20. The provisions of this Law shall extend to all persons, in both the public and private sectors, engaged in manufacturing, importing, exporting, compounding, storing, distributing, promoting, selling or in any other way dealing with medicinal products.
In some countries express statutory provision is required in order for a law to apply to the state or to the public (government) sector. It is important that regulatory controls apply to all medicinal products, irrespective of who is responsible for their manufacture, import or export, distribution or sale.
21. Regulations shall be made for all or any of the matters for which the Law provides for regulations to be made and, in particular, for the following purposes:
(a) Prohibiting, limiting, restricting, or imposing conditions on, either generally or in relation to: (i) a particular medicinal product; (ii) the manufacture, import, export, compounding, dispensing, administration, sale or supply of medicinal products; (iii) printed packaging material, package leaflets and data sheets/product information, promotion to health professionals, advertising to the general public and conduct of marketing practices.
(b) Withdrawing medicinal products from sale or distribution.
(c) Prescribing the standards to be followed in the manufacture, storage, sale, supply, dispensing and distribution of medicinal products.
(d) Classifying medicinal products for purposes of regulating importation, manufacture, compounding, prescribing, dispensing, selling, storage and distribution.
(e) Regulating persons entitled to import, manufacture, compound, export, store, prescribe, dispense or sell medicinal products.
(f) Prescribing the terms, conditions, procedures and time-limit for the issuance of licences/authorizations under Parts C and D of the Law and the forms, fees, particulars and records necessary for applications for licensing and grounds for suspension, cancellation or withdrawal of licences/product authorizations.
(g) Regulating the composition and terms of reference of the medicinal products advisory committee and/or board of medicinal products,
(h) Granting exemptions from the requirement of a product licence/marketing authorization for imports of medicinal products required for a named patient or to meet a public health emergency.

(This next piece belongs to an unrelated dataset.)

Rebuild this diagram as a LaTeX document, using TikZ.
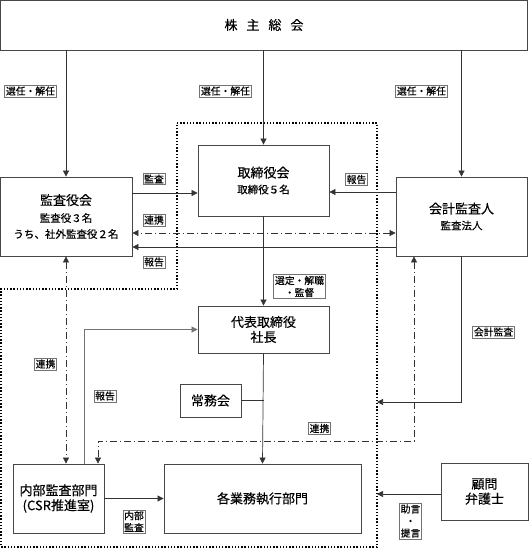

(i) Designating laboratories and analysts for the purposes of conducting analyses and submitting reports.
(j) Regulating the licensing/authorizing and licensing/authorization renewal fees in order to support the drug regulatory functions.
(k) Prescribing any regulation in matters pertaining to this Law.
(l) Regulating clinical trials on medicinal products.
(m) Regulating drug donations.
(n) Regulating the obligation to report on drug adverse reactions.
(o) Regulating the obligation to report on product variations such as quality or manufacturing change.
There are a number of sections which provide for regulations to be made. This catalogue is in addition to the matters referred to in those sections.